What if sharing a name with a legend became your prison? Identity, obsession, and one very meta nightmare.
Selfie is a film that portrays the multi-dimensional relation between a hero and a commoner. Soumitra Chatterjee, the iconic personality of Indian cinema comes across a guy who is his namesake. The second Soumitra Chatterjee is jeered at by people at different stages of his life. Worse, his fiancee seeks in his presence traces of the iconic Soumitra Chatterjee. His only solace remains in his own ventriloquist persona. Simultaneously, the legendary Soumitra Chatterjee meets the attractive woman who happens to be young Soumitra's love interest, but secretly pines for the old and famous Soumitra. The famous Soumitra has a bizarre dream in which this girl appears in a reality show called The BIG BOSS. He talks about this show in a television interview.

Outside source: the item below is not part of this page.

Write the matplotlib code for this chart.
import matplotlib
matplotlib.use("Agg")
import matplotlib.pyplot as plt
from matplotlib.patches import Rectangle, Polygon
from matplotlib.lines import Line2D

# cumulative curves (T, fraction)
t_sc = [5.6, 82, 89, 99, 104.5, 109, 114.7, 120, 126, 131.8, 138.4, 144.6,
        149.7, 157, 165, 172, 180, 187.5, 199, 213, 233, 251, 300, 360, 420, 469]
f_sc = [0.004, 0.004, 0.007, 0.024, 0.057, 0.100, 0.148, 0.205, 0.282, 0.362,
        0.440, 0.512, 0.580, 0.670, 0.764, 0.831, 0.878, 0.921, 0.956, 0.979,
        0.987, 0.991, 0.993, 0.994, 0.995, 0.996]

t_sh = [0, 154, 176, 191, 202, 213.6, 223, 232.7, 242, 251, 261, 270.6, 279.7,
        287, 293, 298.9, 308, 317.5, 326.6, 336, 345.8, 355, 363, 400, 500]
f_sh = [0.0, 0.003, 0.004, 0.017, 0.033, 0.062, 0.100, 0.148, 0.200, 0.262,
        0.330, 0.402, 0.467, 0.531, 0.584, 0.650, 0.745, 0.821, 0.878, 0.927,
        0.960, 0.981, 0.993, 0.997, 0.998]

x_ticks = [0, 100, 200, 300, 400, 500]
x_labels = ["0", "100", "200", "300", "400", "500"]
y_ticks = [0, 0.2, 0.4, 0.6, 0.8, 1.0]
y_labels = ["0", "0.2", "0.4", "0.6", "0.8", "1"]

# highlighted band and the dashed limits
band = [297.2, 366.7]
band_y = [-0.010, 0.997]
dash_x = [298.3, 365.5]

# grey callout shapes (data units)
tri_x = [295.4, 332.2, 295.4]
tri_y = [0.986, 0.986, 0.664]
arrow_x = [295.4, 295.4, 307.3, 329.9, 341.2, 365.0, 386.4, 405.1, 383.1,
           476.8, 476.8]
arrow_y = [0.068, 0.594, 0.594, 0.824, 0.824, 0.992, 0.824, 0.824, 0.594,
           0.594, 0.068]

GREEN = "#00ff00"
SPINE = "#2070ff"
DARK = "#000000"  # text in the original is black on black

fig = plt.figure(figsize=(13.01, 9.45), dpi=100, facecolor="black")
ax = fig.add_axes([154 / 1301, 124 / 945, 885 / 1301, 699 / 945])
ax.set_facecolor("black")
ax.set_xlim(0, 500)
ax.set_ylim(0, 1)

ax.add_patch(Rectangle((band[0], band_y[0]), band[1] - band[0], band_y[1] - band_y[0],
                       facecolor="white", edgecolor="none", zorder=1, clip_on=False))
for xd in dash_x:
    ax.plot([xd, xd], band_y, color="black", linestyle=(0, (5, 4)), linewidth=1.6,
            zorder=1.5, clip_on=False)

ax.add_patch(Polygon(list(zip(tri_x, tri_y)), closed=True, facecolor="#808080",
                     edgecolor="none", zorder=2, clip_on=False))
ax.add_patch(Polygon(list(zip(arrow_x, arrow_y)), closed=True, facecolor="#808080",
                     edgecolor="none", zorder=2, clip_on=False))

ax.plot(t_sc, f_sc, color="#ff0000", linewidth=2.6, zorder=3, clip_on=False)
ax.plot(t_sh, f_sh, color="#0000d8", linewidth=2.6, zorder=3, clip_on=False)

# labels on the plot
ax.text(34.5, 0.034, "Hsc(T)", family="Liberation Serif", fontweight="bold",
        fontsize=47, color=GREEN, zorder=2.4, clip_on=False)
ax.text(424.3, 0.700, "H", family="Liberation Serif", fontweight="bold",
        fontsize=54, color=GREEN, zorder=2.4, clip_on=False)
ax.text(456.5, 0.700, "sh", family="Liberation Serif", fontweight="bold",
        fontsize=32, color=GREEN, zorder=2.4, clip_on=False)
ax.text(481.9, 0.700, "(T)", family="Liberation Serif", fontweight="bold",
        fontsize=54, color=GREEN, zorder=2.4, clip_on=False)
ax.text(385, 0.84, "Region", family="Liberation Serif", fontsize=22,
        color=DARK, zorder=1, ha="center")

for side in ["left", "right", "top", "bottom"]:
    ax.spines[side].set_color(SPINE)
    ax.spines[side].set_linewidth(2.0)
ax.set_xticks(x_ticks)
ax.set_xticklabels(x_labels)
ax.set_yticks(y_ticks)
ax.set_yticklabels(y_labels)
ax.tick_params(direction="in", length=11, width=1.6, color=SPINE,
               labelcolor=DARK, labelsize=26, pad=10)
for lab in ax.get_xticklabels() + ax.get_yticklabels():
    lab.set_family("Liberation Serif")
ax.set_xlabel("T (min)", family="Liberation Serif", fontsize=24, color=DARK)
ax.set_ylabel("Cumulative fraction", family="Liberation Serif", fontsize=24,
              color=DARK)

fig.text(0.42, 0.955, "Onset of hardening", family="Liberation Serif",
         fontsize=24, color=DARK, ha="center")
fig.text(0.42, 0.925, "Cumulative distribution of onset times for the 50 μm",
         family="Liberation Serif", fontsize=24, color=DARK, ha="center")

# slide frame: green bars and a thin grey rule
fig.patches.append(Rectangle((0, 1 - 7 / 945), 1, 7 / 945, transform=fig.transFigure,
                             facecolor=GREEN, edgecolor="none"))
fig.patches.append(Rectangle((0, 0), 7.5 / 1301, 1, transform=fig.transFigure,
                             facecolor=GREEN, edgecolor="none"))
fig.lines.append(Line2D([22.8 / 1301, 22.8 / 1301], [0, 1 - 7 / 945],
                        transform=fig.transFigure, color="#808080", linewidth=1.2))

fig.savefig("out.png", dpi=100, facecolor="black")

The finale is a complex web of fantasy and reality involving these three protagonists.
Acting
Soumitra Chatterjee playing himself — meta-mastery.
Writing
Blurred realities that question who owns a name.
Direction
Bold structural risks that mostly pay off.

Director
Sovan Tarafder
Trivia, insights & behind the scenes
Soumitra Chatterjee was Satyajit Ray's favorite leading man, making his self-portrait here a landmark in Indian cinema's mirror-phase.
The Big Boss reference isn't random — Indian reality TV's obsession with manufactured intimacy directly fuels the film's surreal finale.